WHAT TO DO
From the first line of the data down to and including the line with "west] (demolist) at", copy everything exactly, leaving out pictures.

RECORD SET
───

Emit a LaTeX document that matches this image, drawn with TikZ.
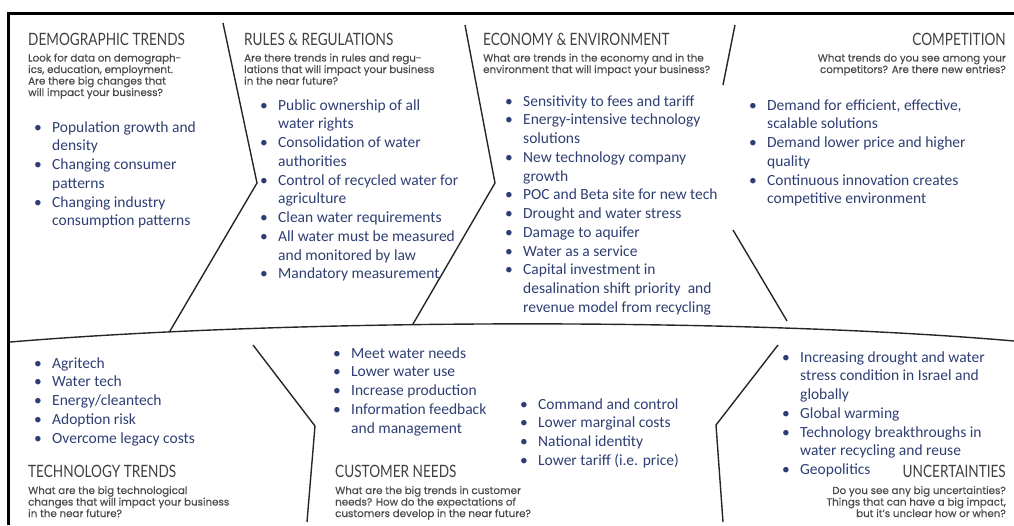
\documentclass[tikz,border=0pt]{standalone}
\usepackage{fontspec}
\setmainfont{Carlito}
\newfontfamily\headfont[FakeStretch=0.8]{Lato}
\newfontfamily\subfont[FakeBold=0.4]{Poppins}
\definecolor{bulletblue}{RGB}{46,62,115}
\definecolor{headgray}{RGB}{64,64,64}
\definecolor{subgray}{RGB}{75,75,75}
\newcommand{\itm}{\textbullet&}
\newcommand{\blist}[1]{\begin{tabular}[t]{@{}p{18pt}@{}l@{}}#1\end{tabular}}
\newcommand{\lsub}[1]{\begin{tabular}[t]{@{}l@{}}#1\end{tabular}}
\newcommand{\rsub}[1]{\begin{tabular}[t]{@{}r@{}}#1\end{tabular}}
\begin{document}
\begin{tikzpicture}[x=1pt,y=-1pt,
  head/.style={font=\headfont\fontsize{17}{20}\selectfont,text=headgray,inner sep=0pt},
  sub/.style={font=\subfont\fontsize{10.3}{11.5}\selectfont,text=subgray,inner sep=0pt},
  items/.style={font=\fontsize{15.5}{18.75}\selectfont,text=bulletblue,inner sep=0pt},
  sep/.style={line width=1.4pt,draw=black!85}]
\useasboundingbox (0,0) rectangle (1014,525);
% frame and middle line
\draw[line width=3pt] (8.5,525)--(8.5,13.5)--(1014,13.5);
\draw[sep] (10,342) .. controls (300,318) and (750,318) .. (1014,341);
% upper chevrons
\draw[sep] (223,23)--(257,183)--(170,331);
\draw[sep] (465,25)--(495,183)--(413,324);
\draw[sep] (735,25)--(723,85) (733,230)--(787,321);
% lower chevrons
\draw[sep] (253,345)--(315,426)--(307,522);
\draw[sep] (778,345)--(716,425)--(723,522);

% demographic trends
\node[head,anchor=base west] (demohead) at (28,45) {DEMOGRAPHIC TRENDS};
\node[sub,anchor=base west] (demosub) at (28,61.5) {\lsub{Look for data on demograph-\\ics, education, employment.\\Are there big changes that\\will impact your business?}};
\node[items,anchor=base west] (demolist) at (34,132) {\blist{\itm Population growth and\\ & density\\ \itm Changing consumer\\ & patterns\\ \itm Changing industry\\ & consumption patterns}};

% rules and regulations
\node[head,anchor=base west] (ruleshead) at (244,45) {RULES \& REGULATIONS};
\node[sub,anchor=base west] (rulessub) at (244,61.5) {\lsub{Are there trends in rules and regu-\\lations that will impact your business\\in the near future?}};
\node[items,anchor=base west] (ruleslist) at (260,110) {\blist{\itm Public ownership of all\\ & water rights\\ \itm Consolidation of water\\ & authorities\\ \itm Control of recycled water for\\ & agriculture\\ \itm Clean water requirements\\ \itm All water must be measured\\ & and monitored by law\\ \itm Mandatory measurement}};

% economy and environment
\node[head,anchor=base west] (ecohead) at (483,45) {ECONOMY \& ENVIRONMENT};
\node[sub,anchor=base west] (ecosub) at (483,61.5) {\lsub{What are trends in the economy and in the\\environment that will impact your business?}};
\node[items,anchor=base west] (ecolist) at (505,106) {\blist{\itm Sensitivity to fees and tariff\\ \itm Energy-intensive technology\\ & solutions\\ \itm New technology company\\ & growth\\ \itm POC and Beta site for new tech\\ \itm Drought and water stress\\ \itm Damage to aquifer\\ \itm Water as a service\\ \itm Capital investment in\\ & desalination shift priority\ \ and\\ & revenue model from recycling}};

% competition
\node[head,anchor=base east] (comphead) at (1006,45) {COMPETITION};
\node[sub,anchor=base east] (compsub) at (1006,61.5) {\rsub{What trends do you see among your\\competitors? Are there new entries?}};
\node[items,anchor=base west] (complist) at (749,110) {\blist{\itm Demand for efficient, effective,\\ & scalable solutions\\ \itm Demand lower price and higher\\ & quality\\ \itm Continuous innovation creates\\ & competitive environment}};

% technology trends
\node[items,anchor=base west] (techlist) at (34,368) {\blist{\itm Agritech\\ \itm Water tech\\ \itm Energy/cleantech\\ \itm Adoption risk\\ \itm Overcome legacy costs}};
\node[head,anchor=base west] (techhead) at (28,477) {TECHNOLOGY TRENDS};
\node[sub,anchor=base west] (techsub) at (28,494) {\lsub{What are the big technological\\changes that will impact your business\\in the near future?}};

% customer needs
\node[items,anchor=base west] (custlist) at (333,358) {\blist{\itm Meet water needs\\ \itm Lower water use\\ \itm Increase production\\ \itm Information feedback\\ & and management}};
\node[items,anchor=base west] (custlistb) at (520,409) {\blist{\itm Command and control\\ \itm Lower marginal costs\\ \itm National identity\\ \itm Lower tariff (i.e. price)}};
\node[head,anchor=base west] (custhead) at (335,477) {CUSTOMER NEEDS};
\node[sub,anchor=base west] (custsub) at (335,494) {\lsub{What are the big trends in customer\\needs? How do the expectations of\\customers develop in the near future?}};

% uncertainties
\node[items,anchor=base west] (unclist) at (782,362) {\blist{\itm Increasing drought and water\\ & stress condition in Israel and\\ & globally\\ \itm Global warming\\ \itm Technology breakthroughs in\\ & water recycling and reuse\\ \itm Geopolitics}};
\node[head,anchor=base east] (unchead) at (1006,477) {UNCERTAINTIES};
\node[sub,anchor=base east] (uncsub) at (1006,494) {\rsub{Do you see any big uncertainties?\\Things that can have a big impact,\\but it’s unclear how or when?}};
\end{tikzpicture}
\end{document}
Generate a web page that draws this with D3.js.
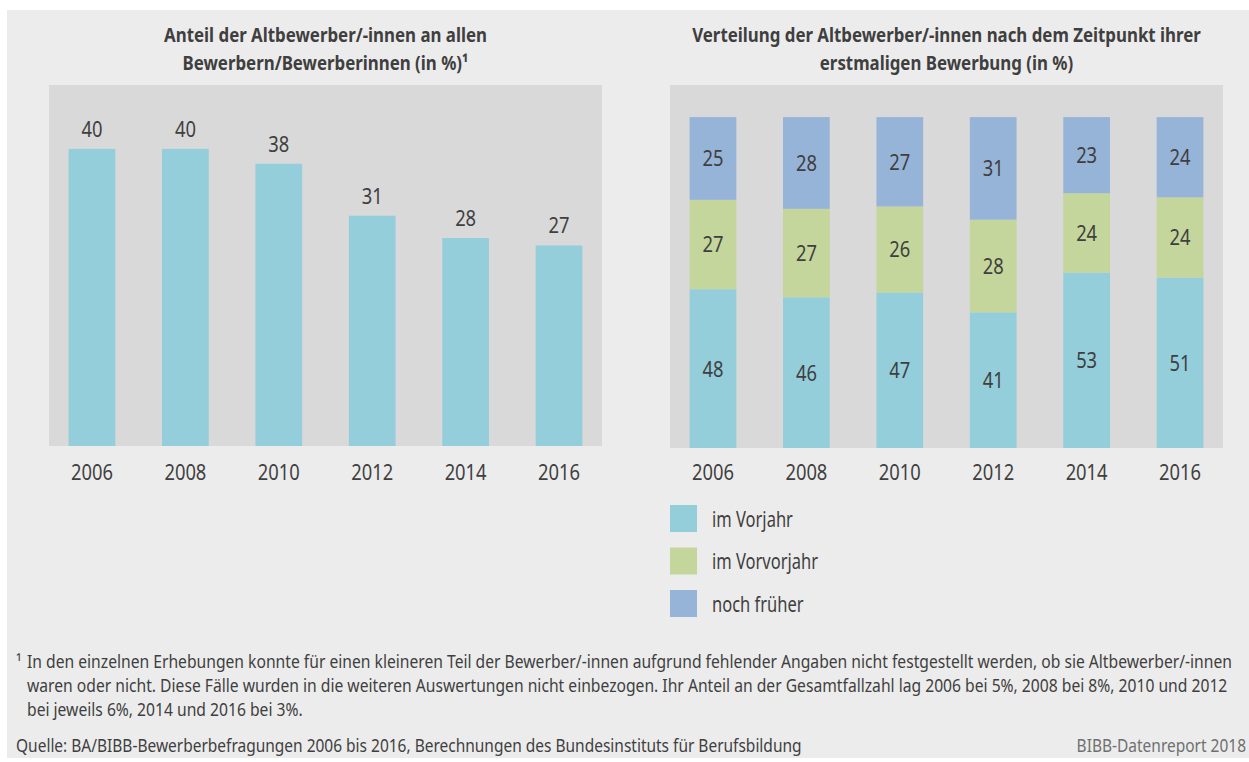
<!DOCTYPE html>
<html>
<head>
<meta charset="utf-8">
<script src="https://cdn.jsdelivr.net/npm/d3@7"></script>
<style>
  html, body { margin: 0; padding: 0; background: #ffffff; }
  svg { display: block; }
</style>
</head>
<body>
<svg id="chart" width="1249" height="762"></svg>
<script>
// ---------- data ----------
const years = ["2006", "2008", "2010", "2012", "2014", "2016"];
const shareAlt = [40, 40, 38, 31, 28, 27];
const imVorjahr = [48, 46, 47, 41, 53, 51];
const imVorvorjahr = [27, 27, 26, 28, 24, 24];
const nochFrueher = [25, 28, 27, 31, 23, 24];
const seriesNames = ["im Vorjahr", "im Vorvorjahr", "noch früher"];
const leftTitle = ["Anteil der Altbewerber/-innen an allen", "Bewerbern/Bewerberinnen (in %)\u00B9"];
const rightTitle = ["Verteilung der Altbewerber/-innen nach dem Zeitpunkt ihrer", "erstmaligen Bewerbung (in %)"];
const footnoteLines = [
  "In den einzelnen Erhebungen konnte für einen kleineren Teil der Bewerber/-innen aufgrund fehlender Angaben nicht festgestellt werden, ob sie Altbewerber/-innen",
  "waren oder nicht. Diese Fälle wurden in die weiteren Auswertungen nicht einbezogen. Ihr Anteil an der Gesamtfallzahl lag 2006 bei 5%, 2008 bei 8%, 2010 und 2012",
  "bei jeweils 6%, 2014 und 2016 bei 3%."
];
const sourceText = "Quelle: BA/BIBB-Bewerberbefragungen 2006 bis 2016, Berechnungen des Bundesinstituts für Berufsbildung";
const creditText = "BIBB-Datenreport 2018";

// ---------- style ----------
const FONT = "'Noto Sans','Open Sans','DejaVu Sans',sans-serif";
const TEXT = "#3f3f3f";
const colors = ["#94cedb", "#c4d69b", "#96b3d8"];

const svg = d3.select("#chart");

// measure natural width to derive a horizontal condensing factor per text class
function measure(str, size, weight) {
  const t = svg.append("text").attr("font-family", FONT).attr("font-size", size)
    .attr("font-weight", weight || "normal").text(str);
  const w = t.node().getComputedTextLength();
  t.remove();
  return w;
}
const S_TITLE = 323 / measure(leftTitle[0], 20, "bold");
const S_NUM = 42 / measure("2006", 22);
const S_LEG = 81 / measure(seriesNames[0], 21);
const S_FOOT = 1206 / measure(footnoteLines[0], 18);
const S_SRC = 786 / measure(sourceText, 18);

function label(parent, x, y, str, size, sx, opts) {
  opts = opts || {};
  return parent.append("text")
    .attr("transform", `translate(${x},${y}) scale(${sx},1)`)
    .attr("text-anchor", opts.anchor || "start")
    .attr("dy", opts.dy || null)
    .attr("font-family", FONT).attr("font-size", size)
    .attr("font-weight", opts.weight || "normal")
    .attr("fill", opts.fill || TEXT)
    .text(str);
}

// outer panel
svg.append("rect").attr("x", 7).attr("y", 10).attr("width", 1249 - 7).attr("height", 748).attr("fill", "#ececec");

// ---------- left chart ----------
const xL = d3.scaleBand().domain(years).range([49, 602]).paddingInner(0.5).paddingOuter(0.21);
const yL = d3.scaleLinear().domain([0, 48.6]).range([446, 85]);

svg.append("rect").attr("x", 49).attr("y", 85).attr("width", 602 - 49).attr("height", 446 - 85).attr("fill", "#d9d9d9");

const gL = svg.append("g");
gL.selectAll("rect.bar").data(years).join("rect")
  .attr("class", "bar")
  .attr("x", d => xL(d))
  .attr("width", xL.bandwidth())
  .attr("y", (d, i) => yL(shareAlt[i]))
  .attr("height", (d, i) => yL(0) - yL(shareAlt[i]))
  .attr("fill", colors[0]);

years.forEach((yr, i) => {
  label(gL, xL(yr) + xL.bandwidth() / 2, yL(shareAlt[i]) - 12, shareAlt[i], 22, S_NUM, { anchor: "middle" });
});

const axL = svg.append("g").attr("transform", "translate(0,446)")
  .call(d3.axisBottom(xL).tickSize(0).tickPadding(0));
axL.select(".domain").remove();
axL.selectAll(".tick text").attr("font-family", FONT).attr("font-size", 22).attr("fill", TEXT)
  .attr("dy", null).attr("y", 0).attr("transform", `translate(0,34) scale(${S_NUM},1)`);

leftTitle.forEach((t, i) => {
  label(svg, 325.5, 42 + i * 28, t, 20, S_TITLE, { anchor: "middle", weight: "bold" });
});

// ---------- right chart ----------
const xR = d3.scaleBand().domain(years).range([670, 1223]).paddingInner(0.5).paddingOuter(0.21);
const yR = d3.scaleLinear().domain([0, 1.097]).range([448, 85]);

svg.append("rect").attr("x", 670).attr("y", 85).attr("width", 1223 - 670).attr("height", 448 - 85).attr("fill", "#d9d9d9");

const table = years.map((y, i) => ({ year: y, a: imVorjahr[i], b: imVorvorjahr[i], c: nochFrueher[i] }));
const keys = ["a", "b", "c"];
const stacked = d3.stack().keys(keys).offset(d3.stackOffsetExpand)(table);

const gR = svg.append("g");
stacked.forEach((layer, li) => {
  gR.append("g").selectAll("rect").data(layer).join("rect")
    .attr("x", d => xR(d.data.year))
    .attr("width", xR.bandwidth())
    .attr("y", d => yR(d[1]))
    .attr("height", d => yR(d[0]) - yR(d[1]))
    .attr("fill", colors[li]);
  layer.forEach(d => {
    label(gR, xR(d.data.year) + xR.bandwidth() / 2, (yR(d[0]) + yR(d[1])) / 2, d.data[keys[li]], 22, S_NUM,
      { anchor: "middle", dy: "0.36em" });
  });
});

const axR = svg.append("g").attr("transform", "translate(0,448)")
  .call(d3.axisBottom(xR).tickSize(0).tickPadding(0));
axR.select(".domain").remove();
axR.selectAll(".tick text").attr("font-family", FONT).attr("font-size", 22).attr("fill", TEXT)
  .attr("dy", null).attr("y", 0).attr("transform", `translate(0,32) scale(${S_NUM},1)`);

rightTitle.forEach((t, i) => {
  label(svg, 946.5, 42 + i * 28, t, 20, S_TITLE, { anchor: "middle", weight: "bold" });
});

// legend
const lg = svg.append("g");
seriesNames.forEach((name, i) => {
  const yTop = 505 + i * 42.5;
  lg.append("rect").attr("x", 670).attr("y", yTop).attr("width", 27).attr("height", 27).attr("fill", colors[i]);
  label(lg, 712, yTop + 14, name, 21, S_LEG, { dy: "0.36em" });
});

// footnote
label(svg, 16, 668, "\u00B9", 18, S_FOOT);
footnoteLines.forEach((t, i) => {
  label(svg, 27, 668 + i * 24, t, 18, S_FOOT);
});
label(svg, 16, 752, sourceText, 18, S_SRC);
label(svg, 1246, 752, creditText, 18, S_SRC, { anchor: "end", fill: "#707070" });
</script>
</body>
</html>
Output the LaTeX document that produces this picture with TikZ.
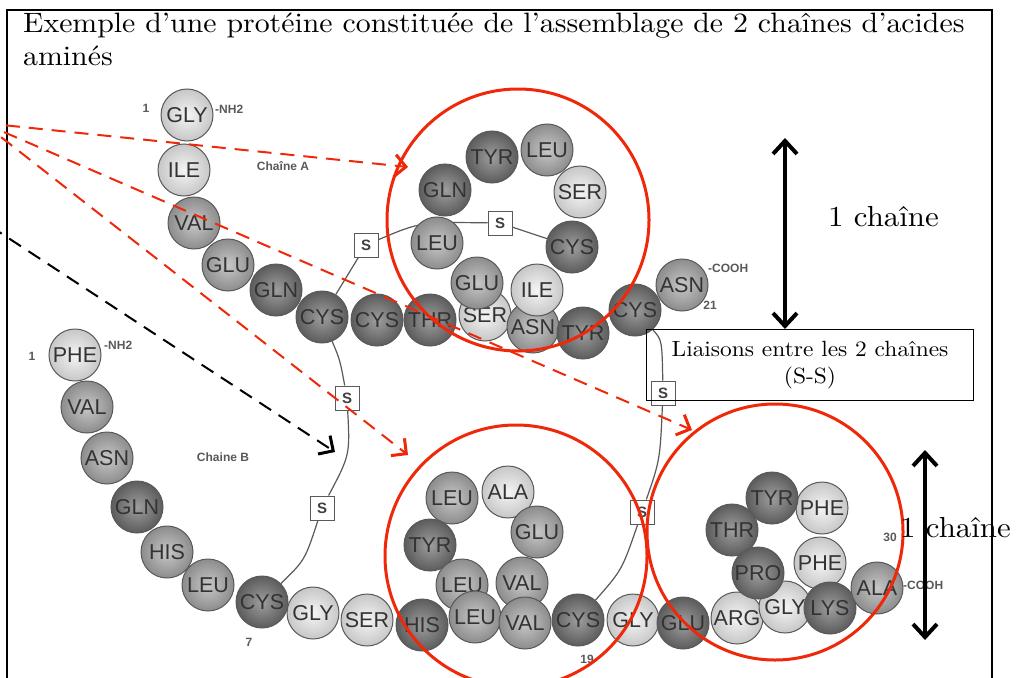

───

EXERCISE RESULT
Emit a LaTeX document that matches this image, drawn with TikZ.
\documentclass[tikz,border=0pt]{standalone}
\usepackage{fontspec}
\setmainfont{Carlito}
\newfontfamily\headfont[FakeStretch=0.8]{Lato}
\newfontfamily\subfont[FakeBold=0.4]{Poppins}
\definecolor{bulletblue}{RGB}{46,62,115}
\definecolor{headgray}{RGB}{64,64,64}
\definecolor{subgray}{RGB}{75,75,75}
\newcommand{\itm}{\textbullet&}
\newcommand{\blist}[1]{\begin{tabular}[t]{@{}p{18pt}@{}l@{}}#1\end{tabular}}
\newcommand{\lsub}[1]{\begin{tabular}[t]{@{}l@{}}#1\end{tabular}}
\newcommand{\rsub}[1]{\begin{tabular}[t]{@{}r@{}}#1\end{tabular}}
\begin{document}
\begin{tikzpicture}[x=1pt,y=-1pt,
  head/.style={font=\headfont\fontsize{17}{20}\selectfont,text=headgray,inner sep=0pt},
  sub/.style={font=\subfont\fontsize{10.3}{11.5}\selectfont,text=subgray,inner sep=0pt},
  items/.style={font=\fontsize{15.5}{18.75}\selectfont,text=bulletblue,inner sep=0pt},
  sep/.style={line width=1.4pt,draw=black!85}]
\useasboundingbox (0,0) rectangle (1014,525);
% frame and middle line
\draw[line width=3pt] (8.5,525)--(8.5,13.5)--(1014,13.5);
\draw[sep] (10,342) .. controls (300,318) and (750,318) .. (1014,341);
% upper chevrons
\draw[sep] (223,23)--(257,183)--(170,331);
\draw[sep] (465,25)--(495,183)--(413,324);
\draw[sep] (735,25)--(723,85) (733,230)--(787,321);
% lower chevrons
\draw[sep] (253,345)--(315,426)--(307,522);
\draw[sep] (778,345)--(716,425)--(723,522);

% demographic trends
\node[head,anchor=base west] (demohead) at (28,45) {DEMOGRAPHIC TRENDS};
\node[sub,anchor=base west] (demosub) at (28,61.5) {\lsub{Look for data on demograph-\\ics, education, employment.\\Are there big changes that\\will impact your business?}};
\node[items,anchor=base west] (demolist) at (34,132) {\blist{\itm Population growth and\\ & density\\ \itm Changing consumer\\ & patterns\\ \itm Changing industry\\ & consumption patterns}};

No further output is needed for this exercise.